“Why so large cost…”

– William Shakespeare, Sonnet 146

 

Though it’s pretty clear that capitalism is here to stay, and I know it’s better than communism, there are certain people – and I’m certainly one of them – who don’t do all that well in a capitalist economy, either as a buyer or a seller. I’m fine if the price is set at a store or something, where bargaining is not possible. I’m also fine if I’m a worker at a large organization, where what I’m paid is pretty much out of my control. It’s where individuals determine their own prices for things – especially their services – that I have problems.

For example, here’s something that happened to me many years ago. I was going to do a performance of my songs at a local venue, and I wanted to have it professionally videotaped. I asked around about who would be good, and was given a name and phone number. I had absolutely no idea what it would cost.

I called the guy and told him what I had in mind, and then asked that inevitably awkward question, “What do you charge?”

“How much are you willing to pay?” he asked in response.

“I don’t know,” I said. “I have no idea what the usual cost is for something like this.”

“Well, don’t worry about that,” he said. “I’m reasonable. What can you afford?”

“Okay,” I said, and I gave some number which seemed reasonable to me.

“What, are you kidding?!” he said, practically yelling. “I’m a professional. I have very good equipment. That’s insulting!”

Needless to say, I didn’t use his services, and wound up asking a friend to do the taping. He did it for free, and, of course, it came out terrible, certainly nothing I could use to get gigs at other venues.

I learned that the first rule of negotiating prices for services is to ask what the person charges, and focus on that; never say what you have in mind first. Of course, this doesn’t necessarily lead to a pleasant interaction either, especially if the charge is way above what you want to spend, because then you have two choices. You can be a wimp and accept whatever they say (“Oh, $10,000 for videotaping my daughter’s wedding? Of course! I assume you take credit cards.”).

Or you can bargain, although this can bring you right back to the possibility of being yelled at. “That’s a bit more than I can afford,” you might say. “Could you come down a little?” Now you are leaving the opening for the videographer to say, “Well what can you afford?” Which brings you back to the possibility of being snapped at when you come back with, “Well, how about $2,500?”

The solution to all this is to deal with people whose prices are clearly posted somewhere (perhaps on the Internet), though in this case, too, you may feel tempted to ask for a lower price, especially if you feel the person doing the work is not getting much business lately, and is, in fact, desperate.

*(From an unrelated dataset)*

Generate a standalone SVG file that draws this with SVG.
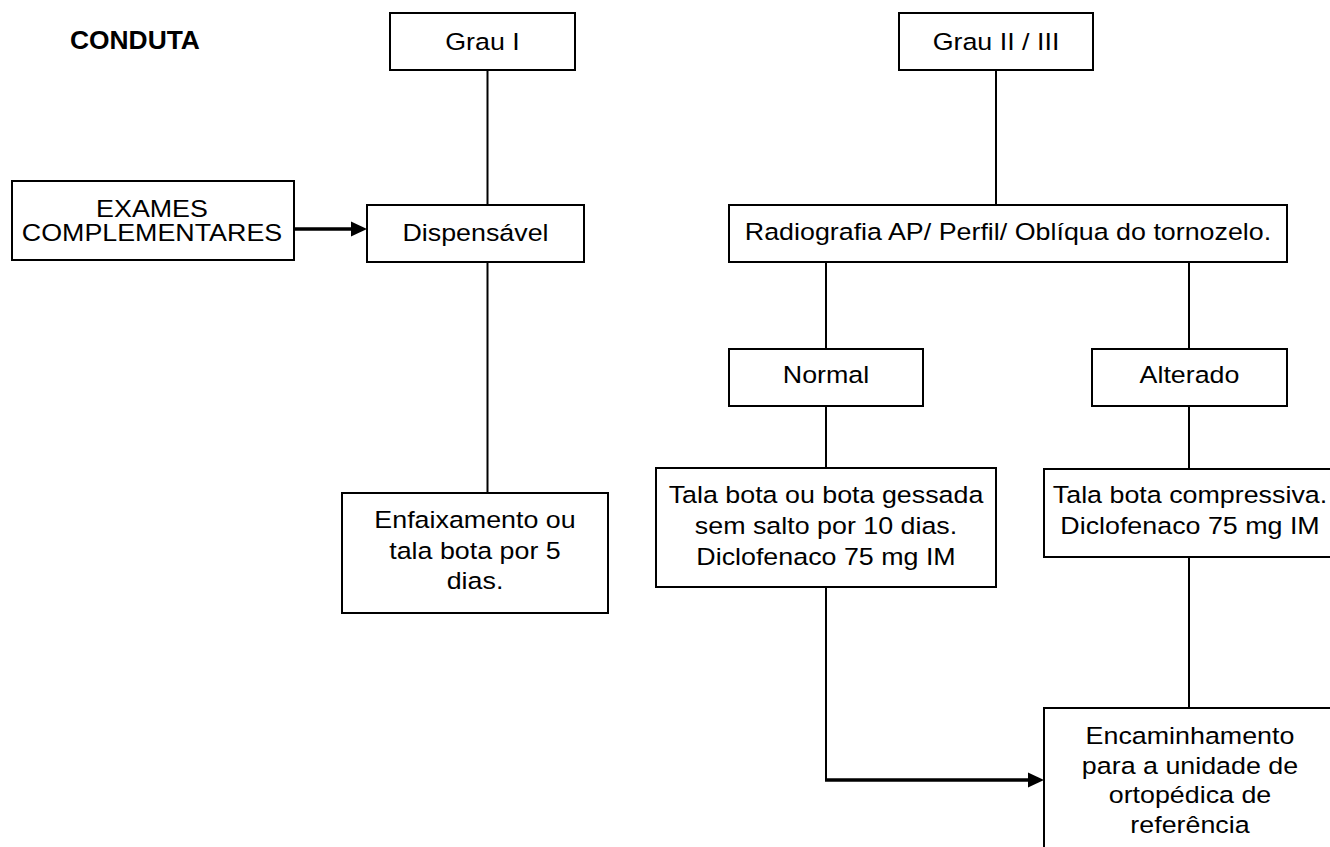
<svg xmlns="http://www.w3.org/2000/svg" width="1330" height="847" viewBox="0 0 1330 847">
<style>
.box{fill:#fff;stroke:#000;stroke-width:2}
.ln{fill:none;stroke:#000;stroke-width:2}
.thick{fill:none;stroke:#000;stroke-width:3.5}
.t{font-family:"Liberation Sans",Arial,sans-serif;font-size:24.5px;fill:#000;text-anchor:middle}
.b{font-family:"Liberation Sans",Arial,sans-serif;font-size:25px;font-weight:bold;fill:#000}
</style>
<rect width="1330" height="847" fill="#fff"/>
<g id="connectors">
<line class="ln" x1="487.5" y1="70" x2="487.5" y2="205"/>
<line class="ln" x1="487.5" y1="262" x2="487.5" y2="493"/>
<line class="ln" x1="996" y1="70" x2="996" y2="205"/>
<line class="ln" x1="826" y1="262" x2="826" y2="349"/>
<line class="ln" x1="1189" y1="262" x2="1189" y2="349"/>
<line class="ln" x1="826" y1="406" x2="826" y2="468"/>
<line class="ln" x1="1189" y1="406" x2="1189" y2="469"/>
<line class="ln" x1="1189" y1="557" x2="1189" y2="708"/>
<line class="ln" x1="826" y1="587" x2="826" y2="781"/>
<line class="thick" x1="294" y1="229" x2="352" y2="229"/>
<polygon points="351,221.5 367,229 351,236.5" fill="#000"/>
<line class="thick" x1="825" y1="780" x2="1029" y2="780"/>
<polygon points="1028,772.5 1044,780 1028,787.5" fill="#000"/>
</g>
<g id="title"><text class="b" transform="translate(70,49) scale(1.056,1)">CONDUTA</text></g>
<g id="grau1"><rect class="box" x="390" y="13" width="185" height="57"/><text class="t" transform="translate(482.5,50) scale(1.095,1)">Grau I</text></g>
<g id="grau23"><rect class="box" x="899" y="13" width="194" height="57"/><text class="t" transform="translate(996,50) scale(1.095,1)">Grau II / III</text></g>
<g id="exames"><rect class="box" x="12" y="181" width="282" height="79"/>
<text class="t" transform="translate(152,217) scale(1.095,1)">EXAMES</text>
<text class="t" transform="translate(152,241) scale(1.095,1)">COMPLEMENTARES</text></g>
<g id="dispensavel"><rect class="box" x="367" y="205" width="217" height="57"/><text class="t" transform="translate(475.5,241) scale(1.095,1)">Dispensável</text></g>
<g id="radiografia"><rect class="box" x="729" y="205" width="558" height="57"/><text class="t" transform="translate(1008,240) scale(1.095,1)">Radiografia AP/ Perfil/ Oblíqua do tornozelo.</text></g>
<g id="normal"><rect class="box" x="729" y="349" width="194" height="57"/><text class="t" transform="translate(826,383) scale(1.095,1)">Normal</text></g>
<g id="alterado"><rect class="box" x="1092" y="349" width="195" height="57"/><text class="t" transform="translate(1189.5,383) scale(1.095,1)">Alterado</text></g>
<g id="enfaixamento"><rect class="box" x="342" y="493" width="266" height="120"/>
<text class="t" transform="translate(475,528) scale(1.095,1)">Enfaixamento ou</text>
<text class="t" transform="translate(475,559) scale(1.095,1)">tala bota por 5</text>
<text class="t" transform="translate(475,589) scale(1.095,1)">dias.</text></g>
<g id="tala-gessada"><rect class="box" x="656" y="468" width="340" height="119"/>
<text class="t" transform="translate(826,503) scale(1.095,1)">Tala bota ou bota gessada</text>
<text class="t" transform="translate(826,534) scale(1.095,1)">sem salto por 10 dias.</text>
<text class="t" transform="translate(826,565) scale(1.095,1)">Diclofenaco 75 mg IM</text></g>
<g id="tala-compressiva"><rect class="box" x="1044" y="469" width="294" height="88"/>
<text class="t" transform="translate(1190,503) scale(1.095,1)">Tala bota compressiva.</text>
<text class="t" transform="translate(1190,534) scale(1.095,1)">Diclofenaco 75 mg IM</text></g>
<g id="encaminhamento"><rect class="box" x="1044" y="708" width="294" height="150"/>
<text class="t" transform="translate(1190,744) scale(1.095,1)">Encaminhamento</text>
<text class="t" transform="translate(1190,774) scale(1.095,1)">para a unidade de</text>
<text class="t" transform="translate(1190,803) scale(1.095,1)">ortopédica de</text>
<text class="t" transform="translate(1190,833) scale(1.095,1)">referência</text></g>
</svg>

One of the joys of capitalism is that someone is always scared of running out of money, and fearful people are fun to manipulate for your own gain or savings.

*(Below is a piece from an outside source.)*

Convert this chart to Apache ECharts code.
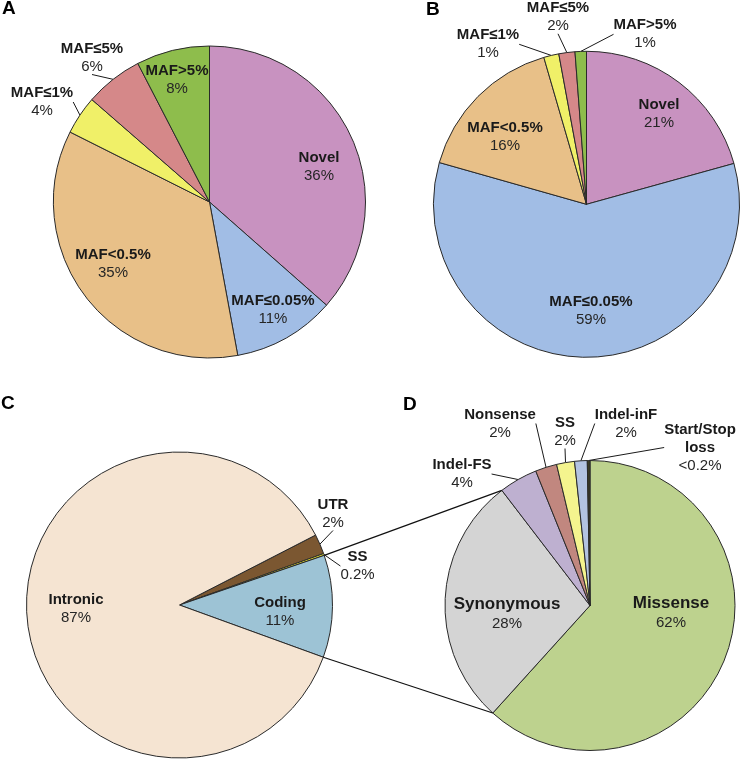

All of this leads to my second rule, which is this: Forget the first rule, and deal only with major companies – you know, the ones that are destroying the world – whose prices are fixed and non-negotiable, but generally lower than all the smaller companies they are driving out of business.

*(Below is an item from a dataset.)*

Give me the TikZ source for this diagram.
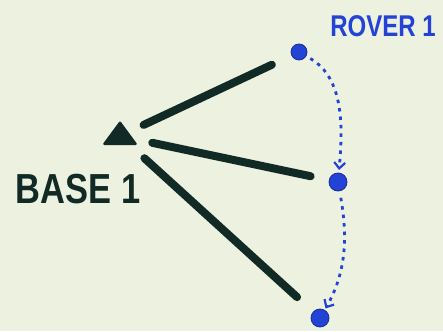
\documentclass[tikz,border=0pt]{standalone}
\usepackage{fontspec}
\setmainfont{Liberation Sans}
\usetikzlibrary{arrows.meta,shapes.geometric}
\definecolor{paper}{HTML}{EDF1DF}
\definecolor{ink}{HTML}{112A26}
\definecolor{pen}{HTML}{2342D6}
\tikzset{
  link/.style={ink, line width=8pt, line cap=round},
  dot/.style={circle, fill=pen, draw=pen!70!black, line width=0.8pt, inner sep=0pt, minimum size=#1},
  move/.style={pen, line width=2.8pt, dash pattern=on 3.5pt off 5pt, -{Straight Barb[length=6pt,width=11pt,line width=2.2pt]}},
  basetri/.style={isosceles triangle, shape border rotate=90, isosceles triangle stretches, fill=ink, draw=ink, line join=round, line width=2.5pt, inner sep=0pt, minimum height=21pt, minimum width=31pt},
}
\begin{document}
\begin{tikzpicture}[x=1pt,y=-1pt]
  \useasboundingbox[fill=paper] (0,0) rectangle (443,331);
  \node[basetri] (base) at (120,136) {};
  \node[dot=16pt] (r1) at (299,52) {};
  \node[dot=18pt] (r2) at (338,182) {};
  \node[dot=18pt] (r3) at (320,318) {};
  \node[ink, font=\bfseries\fontsize{42}{42}\selectfont, xscale=0.82, inner sep=0pt] (lb) at (78,189) {BASE 1};
  \node[pen, font=\bfseries\fontsize{30}{30}\selectfont, xscale=0.8, inner sep=0pt] (lr) at (383,26) {ROVER 1};
  \draw[link, shorten <=26pt, shorten >=30pt] (base.center) -- (r1.center);
  \draw[link, shorten <=33pt, shorten >=28pt] (base.center) -- (r2.center);
  \draw[link, shorten <=33pt, shorten >=31pt] (base.center) -- (r3.center);
  \draw[move, shorten <=13pt, shorten >=12pt] (r1.center) to[out=-30, in=85] (r2.center);
  \draw[move, shorten <=16pt, shorten >=11pt] (r2.center) to[out=-80, in=60] (r3.center);
\end{tikzpicture}
\end{document}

Sometimes in price setting, the shoe is on the other foot. Over the years, I have often been hired to entertain, either by reading my exceptionally humorous columns or singing my even more hilarious songs. I will get an e-mail or phone call asking me if I’d provide entertainment for a luncheon or for after a dinner.

I suppose I should have price lists on my website, but I’m too old-fashioned for that, so I call back, and everything is fine until, as it inevitably must, the question of cost comes up. I feel like saying, “Couldn’t we talk about something else?” but I know I have to respond.

“Well, I typically charge — dollars,” I say.

Now, one of the two things happens. They say, “Perfect. That’s just what we were thinking,” in which case I feel, “Sh-t, I should have asked for $– more!”

Or they say, sounding rather pitiful, “Well, that’s kind of high for us.” Inevitably, this is some kind of community organization for seniors, and I feel the guilt pouring over me.

“Okay,” I say, “how about — (which is 10-20% less)?”

“Thank you,” they say. “That’s fine.”

And I get off the phone with a combination of joy over being a good person and anger at myself over a being a patsy. It’s a dog-eat-dog world out there, and I am clearly a miniature poodle.